De resto, como pode o Estado assegurar que um comprador da empresa mantenha a TAP com a marca de Portugal, o centro de decisão no país, o hub de Lisboa, a preservação das rotas essenciais ao tráfego estratégico para Portugal, a manutenção dos postos de trabalho portugueses – a não ser através da detenção da maioria do capital ou do direito de veto de alteração da estratégia da empresa através da golden share ou instrumento similar? Ademais, como é que se pode alienar um bem e ficar com poder sobre ele?
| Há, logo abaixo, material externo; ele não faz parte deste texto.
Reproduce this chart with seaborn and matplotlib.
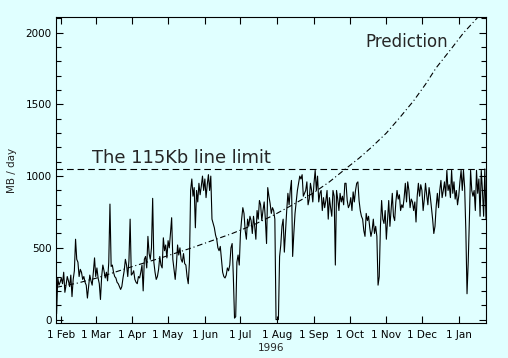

É certo que a União Europeia e a sua Comissão impedem por princípio a injeção de capitais públicos nas empresas públicas. Todavia, continua a ser pertinente perguntar: “Porque é que esse poder de condicionamento foi dado e continua a ser dado à Comissão Europeia – ela que nem tem barcos, helicópteros, e aviões (Durão Barroso o disse!) para prevenir, gerir e controlar a entrada de imigrantes ilegais pela fronteira sul da União Europeia”?
Mas a CGD tem já injetado capital e não é tão pouco como isso. Mas está tudo bem: Portugal tem sido orgulhosamente um bom aluno da União Europeia; a CGD é uma SA, mas de capitais públicos; e “temos os cofres cheios”! Mas o Estado tem exercido o poder regulador de forma totalmente ineficaz (Veja-se o caso BCP, BPP, BPN, BES/GES e o que aí virá).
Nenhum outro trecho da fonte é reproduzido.